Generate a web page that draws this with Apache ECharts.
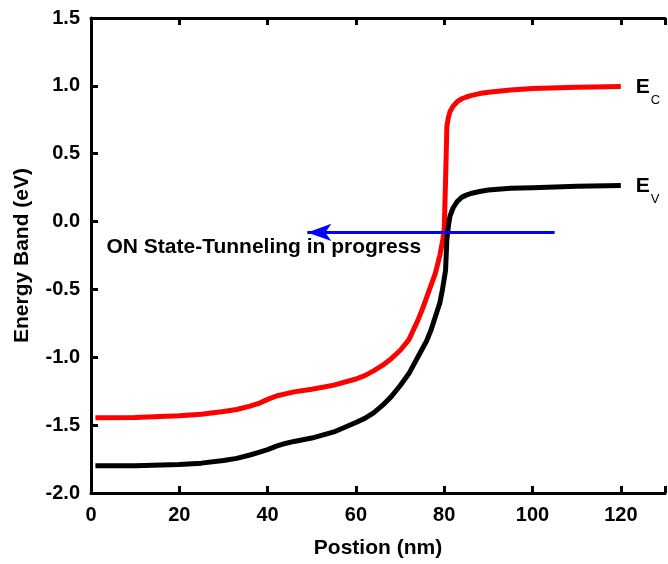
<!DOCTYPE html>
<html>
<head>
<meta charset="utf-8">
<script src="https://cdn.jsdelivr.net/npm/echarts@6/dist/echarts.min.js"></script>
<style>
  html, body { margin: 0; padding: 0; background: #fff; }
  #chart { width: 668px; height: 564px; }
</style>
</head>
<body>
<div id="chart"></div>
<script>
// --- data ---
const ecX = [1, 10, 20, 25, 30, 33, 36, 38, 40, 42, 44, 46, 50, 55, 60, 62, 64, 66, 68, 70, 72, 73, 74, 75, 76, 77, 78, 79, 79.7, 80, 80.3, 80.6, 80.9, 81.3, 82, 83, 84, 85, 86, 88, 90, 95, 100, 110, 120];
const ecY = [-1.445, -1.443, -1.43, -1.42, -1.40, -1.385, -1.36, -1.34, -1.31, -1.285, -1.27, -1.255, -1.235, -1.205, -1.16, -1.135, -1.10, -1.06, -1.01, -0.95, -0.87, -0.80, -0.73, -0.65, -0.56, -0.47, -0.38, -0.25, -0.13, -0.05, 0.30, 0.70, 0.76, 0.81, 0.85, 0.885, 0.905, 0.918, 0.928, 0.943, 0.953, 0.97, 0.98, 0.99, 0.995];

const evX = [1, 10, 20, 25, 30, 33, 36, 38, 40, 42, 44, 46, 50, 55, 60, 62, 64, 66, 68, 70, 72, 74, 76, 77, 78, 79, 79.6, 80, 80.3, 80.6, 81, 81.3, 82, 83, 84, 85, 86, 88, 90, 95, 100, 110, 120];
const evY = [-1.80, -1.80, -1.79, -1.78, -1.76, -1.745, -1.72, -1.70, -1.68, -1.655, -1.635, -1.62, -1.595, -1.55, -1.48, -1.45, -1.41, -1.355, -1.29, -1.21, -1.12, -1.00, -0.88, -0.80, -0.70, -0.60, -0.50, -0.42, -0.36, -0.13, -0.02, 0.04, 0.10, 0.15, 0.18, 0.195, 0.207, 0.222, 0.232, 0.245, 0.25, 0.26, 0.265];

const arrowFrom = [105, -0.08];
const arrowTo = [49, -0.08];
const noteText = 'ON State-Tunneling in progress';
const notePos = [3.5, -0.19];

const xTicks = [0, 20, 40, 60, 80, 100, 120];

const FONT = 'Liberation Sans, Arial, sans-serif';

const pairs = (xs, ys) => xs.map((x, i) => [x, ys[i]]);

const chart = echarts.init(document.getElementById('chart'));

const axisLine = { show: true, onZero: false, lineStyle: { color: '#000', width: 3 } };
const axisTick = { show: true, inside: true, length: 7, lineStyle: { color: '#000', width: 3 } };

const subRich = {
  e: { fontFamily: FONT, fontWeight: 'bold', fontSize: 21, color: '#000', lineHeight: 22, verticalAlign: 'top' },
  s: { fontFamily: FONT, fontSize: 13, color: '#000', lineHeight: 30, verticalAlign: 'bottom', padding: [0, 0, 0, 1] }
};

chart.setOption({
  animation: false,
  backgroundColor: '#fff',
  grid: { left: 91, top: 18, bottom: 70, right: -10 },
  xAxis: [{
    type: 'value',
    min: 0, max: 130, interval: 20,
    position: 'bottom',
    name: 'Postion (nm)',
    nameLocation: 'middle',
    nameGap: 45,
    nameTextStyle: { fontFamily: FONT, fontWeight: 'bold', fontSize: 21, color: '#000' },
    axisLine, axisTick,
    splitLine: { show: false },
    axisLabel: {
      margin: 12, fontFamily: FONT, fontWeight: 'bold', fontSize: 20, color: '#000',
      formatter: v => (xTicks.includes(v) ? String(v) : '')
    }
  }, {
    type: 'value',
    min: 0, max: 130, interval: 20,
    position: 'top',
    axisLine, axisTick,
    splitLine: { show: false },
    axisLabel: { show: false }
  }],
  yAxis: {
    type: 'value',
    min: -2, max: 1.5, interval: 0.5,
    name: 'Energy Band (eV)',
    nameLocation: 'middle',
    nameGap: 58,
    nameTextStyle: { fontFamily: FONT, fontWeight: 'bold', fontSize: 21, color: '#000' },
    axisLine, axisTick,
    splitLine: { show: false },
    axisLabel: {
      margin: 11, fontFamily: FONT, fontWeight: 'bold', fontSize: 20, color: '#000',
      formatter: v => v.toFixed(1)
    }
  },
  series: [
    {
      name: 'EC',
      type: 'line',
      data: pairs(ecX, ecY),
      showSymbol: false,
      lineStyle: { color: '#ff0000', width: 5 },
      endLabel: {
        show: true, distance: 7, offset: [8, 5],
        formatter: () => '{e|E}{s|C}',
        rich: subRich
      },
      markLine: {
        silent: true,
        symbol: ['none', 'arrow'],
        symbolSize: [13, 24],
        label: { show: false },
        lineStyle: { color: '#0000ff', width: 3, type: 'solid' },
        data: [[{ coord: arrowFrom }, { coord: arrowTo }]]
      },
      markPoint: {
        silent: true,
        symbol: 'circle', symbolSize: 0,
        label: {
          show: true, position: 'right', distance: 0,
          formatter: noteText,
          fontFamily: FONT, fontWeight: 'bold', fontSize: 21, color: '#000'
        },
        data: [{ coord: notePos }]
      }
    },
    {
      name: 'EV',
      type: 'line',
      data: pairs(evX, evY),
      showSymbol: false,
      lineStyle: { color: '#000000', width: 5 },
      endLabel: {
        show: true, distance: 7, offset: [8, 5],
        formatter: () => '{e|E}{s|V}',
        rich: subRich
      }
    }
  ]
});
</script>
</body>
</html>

- - -

## EXERCISE DETAILS
Give again, word for word, every line from the top of the data through the line with "0.98, 0.99, 0.995];", both ends included, and exclude the pictures.

## EXERCISE OUTPUT
Generate a web page that draws this with Apache ECharts.
<!DOCTYPE html>
<html>
<head>
<meta charset="utf-8">
<script src="https://cdn.jsdelivr.net/npm/echarts@6/dist/echarts.min.js"></script>
<style>
  html, body { margin: 0; padding: 0; background: #fff; }
  #chart { width: 668px; height: 564px; }
</style>
</head>
<body>
<div id="chart"></div>
<script>
// --- data ---
const ecX = [1, 10, 20, 25, 30, 33, 36, 38, 40, 42, 44, 46, 50, 55, 60, 62, 64, 66, 68, 70, 72, 73, 74, 75, 76, 77, 78, 79, 79.7, 80, 80.3, 80.6, 80.9, 81.3, 82, 83, 84, 85, 86, 88, 90, 95, 100, 110, 120];
const ecY = [-1.445, -1.443, -1.43, -1.42, -1.40, -1.385, -1.36, -1.34, -1.31, -1.285, -1.27, -1.255, -1.235, -1.205, -1.16, -1.135, -1.10, -1.06, -1.01, -0.95, -0.87, -0.80, -0.73, -0.65, -0.56, -0.47, -0.38, -0.25, -0.13, -0.05, 0.30, 0.70, 0.76, 0.81, 0.85, 0.885, 0.905, 0.918, 0.928, 0.943, 0.953, 0.97, 0.98, 0.99, 0.995];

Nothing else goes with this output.